NIPS 2018
Sun Dec 2nd through Sat the 8th, 2018 at Palais des Congrès de Montréal
Paper ID:6901
Title:Support Recovery for Orthogonal Matching Pursuit: Upper and Lower bounds

Reviewer 1

OMP is a well known and widely used method for sparse learning from linear regression. There have several works which provide the support recovery of OMP under different settings, e.g., noiseless setting under various conditions like incoherence. In the noisy setting, the existing bound in [28] does not match the known lower bounds. The main contribution of this work is to improve these support recovery results for OMP and obtain matching lower bounds. Generally, this work is very well written. The studied problem about the support recovery of OMP is important and of great interest. The authors provide sufficient theoretical results for OMP. These results extend the applicability of OMP. For the experiments, how to initialize the solution? -------------------------------------- Updates after author feedback the authors have addressed my concern.

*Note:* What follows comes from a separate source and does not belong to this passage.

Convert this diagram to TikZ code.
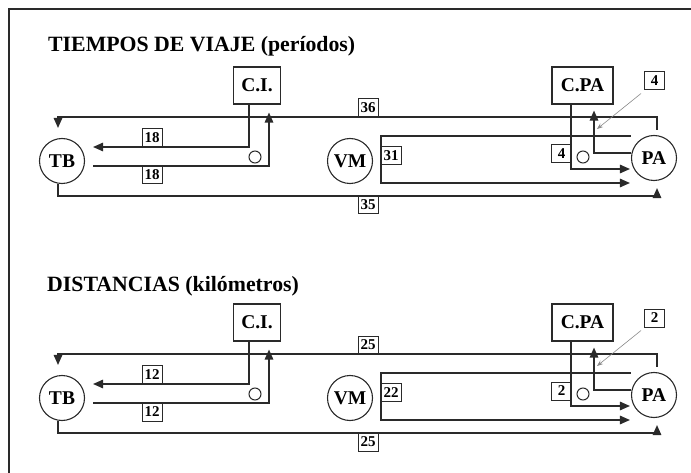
\documentclass[tikz,border=0pt]{standalone}
\usepackage{fontspec}
\setmainfont{Liberation Serif}
\usetikzlibrary{arrows.meta}
\definecolor{ink}{HTML}{2A2A2A}
\definecolor{thinink}{HTML}{8A8A8A}
\tikzset{
  ln/.style={draw=ink, line width=1.4pt},
  arr/.style={ln, -{Triangle[length=10pt,width=8.5pt]}},
  town/.style={circle, draw=ink, line width=1.1pt, minimum size=45pt, inner sep=0pt,
    font=\fontsize{19.5}{22}\selectfont\bfseries},
  centre/.style={rectangle, draw=ink, line width=1.1pt, minimum height=37pt, inner sep=0pt,
    font=\fontsize{19.5}{22}\selectfont\bfseries},
  numbox/.style={rectangle, draw=ink, line width=1pt, minimum width=20pt, minimum height=18pt,
    inner sep=0pt, font=\fontsize{15}{16}\selectfont\bfseries},
  ring/.style={circle, draw=ink, line width=1pt, minimum size=12pt, inner sep=0pt},
  heading/.style={anchor=base west, inner sep=0pt, font=\fontsize{21.8}{26}\selectfont\bfseries},
  pointer/.style={draw=thinink, line width=0.6pt, -{Stealth[length=6pt,width=4.5pt]}}
}
\newcommand\plandiag[9]{%
\begin{scope}[yshift=#1pt, name prefix=#9-]
  \node[town] (TB) at (62,161) {TB};
  \node[town] (VM) at (350,161) {VM};
  \node[town] (PA) at (654,158) {PA};
  \node[centre, minimum width=47pt] (CI) at (257,85.5) {C.I.};
  \node[centre, minimum width=61pt] (CPA) at (582.5,85.5) {C.PA};
  \coordinate (lvtop) at (0,117);
  \coordinate (lvbot) at (0,196);
  \node[ring] (r1) at (255,157) {};
  \node[ring] (r2) at (583,157) {};
  % connectors
  \draw[arr] ([xshift=3pt,yshift=5pt]PA.north) -- ([xshift=3pt]PA.north |- lvtop)
     -| ([xshift=-4pt,yshift=10pt]TB.north);
  \draw[arr] ([xshift=-8pt]CI.south) |- ([xshift=8pt,yshift=14pt]TB.east);
  \draw[arr] ([xshift=8pt,yshift=-5pt]TB.east) -| ([xshift=12pt,yshift=-8pt]CI.south);
  \draw[arr] ([xshift=-4pt]TB.south) -- ([xshift=-4pt]TB.south |- lvbot)
     -| ([xshift=3pt,yshift=-7pt]PA.south);
  \draw[arr] ([yshift=22pt]PA.west) -- ([xshift=8pt,yshift=25pt]VM.east)
     -- ([xshift=8pt,yshift=-22pt]VM.east) -- ([xshift=-1pt,yshift=-25pt]PA.west);
  \draw[arr] ([xshift=-11.5pt]CPA.south) |- ([xshift=-1pt,yshift=-11pt]PA.west);
  \draw[arr] ([yshift=5pt]PA.west) -| ([xshift=11.5pt,yshift=-6pt]CPA.south);
  % labels
  \node[numbox] (la) at (152,137.5) {#2};
  \node[numbox] (lb) at (152,175) {#3};
  \node[numbox] (lc) at (368,108) {#4};
  \node[numbox] (ld) at (368,205) {#5};
  \node[numbox] (le) at (391,155.5) {#6};
  \node[numbox] (lf) at (561.5,154) {#7};
  \node[numbox] (lg) at (654.5,81) {#8};
  \coordinate (gtip) at (597,129);
  \draw[pointer] ([xshift=-3pt,yshift=-3pt]lg.south west) -- (gtip);
\end{scope}}
\begin{document}
\begin{tikzpicture}[x=1pt,y=-1pt]
  \useasboundingbox (0,0) rectangle (691,473);
  \draw[ink, line width=1.5pt] (9,473) -- (9,9) -- (691,9);
  \node[heading] (t1) at (48,52) {TIEMPOS DE VIAJE (períodos)};
  \node[heading] (t2) at (47,291) {DISTANCIAS (kilómetros)};
  \plandiag{0}{18}{18}{36}{35}{31}{4}{4}{up}
  \plandiag{-237}{12}{12}{25}{25}{22}{2}{2}{dn}
\end{tikzpicture}
\end{document}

I increase my rating from 6 to 7.

Reviewer 2

##Summary## The paper studies the support recovery performance of orthogonal matching pursuit, where the goal is to estimate the position of the non-zero elements of a high-dimensional signal from its compressed measurements. While results under the L_2 metric are well-known, and sharp RIP conditions have been established, there are still some theoretical gaps in understanding support recovery: what is the sharp condition? The work follows this line and present lower and upper bounds under natural assumprtions. ##Detailed Comments## I am satisfied with most of the discussion in the paper. Below are a few comments that I hope the authors could address in the feedback. - I am curious how did the authors obtain better dependence on the condition number than [20,21,25]. Is it possible to sketch the main technique/idea right after Remark 3? - The relaxed sparsity idea for OMP was used in [28]. What is the major difference between Theorem 3.1 and [28]? - line 244: I did not really follow why noise helps recovery. In 1-bit matrix completion, noise does help distinguish the model. But what is the intuition here? - The equation numbering is way strange. Authors need to improve the typeset in the revision. Authors should also keep the style of bib entries consistent. ---Updates After Author Feedback--- Authors addressed my concerns and I feel this is a nice work. In particular, authors draw more careful analysis on the progress of OMP, and tightened the old bounds [28] that have been used for a decade. Personally I like their theoretical results. I hope they will sketch the proof technique and add more comparison to [20,21,25,28] in the main body, say list the bounds in a table. I believe it is a significant contribution for the community, and I increase my rating from "7" to "8".

Reviewer 3

The paper provides an analysis of OMP that shows lower and upper bounds for sparse recovery in terms of the sparsity and matrix conditioning, where the lower bounds correspond to specific matrix constructions and where the two bounds are of the same order. While the results are interesting, there are some issues with the description and narrative that need to be addressed to recommend acceptance. The paper describes distributions for A and y starting at page 3 line 108, but a distribution is only specified within Section 3.1; the former may be just a wording issue. The practical impact of Theorems 3.1-3.3 appears limited due to the very small upper bound on delta (which results on strong requirements on xmin and s+s*) and the very large value of the constant C. The authors should contrast the order relationships implied by the theorems (and the improvements with respect to the literature) with the numerical results to highlight the value of the result not being lost by the constant. There is no numerical evaluation of the upper bounds of Theorems 3.1-3.3. Some of the derivations in page 5 were not clear to me (3.0.4, 3.0.9). Minor comments follow. Page 3, Defs. 2.1-2.2: Why not just write w = z-x? This way these conditions more closely resemble the asymmetric restricted isometry property. Page 3, Line 100: From your reply, I would consider C a parameter as well. Page 6, Line 190: It is not clear what "the support is distributed evenly" means - you should make it explicit as in your response.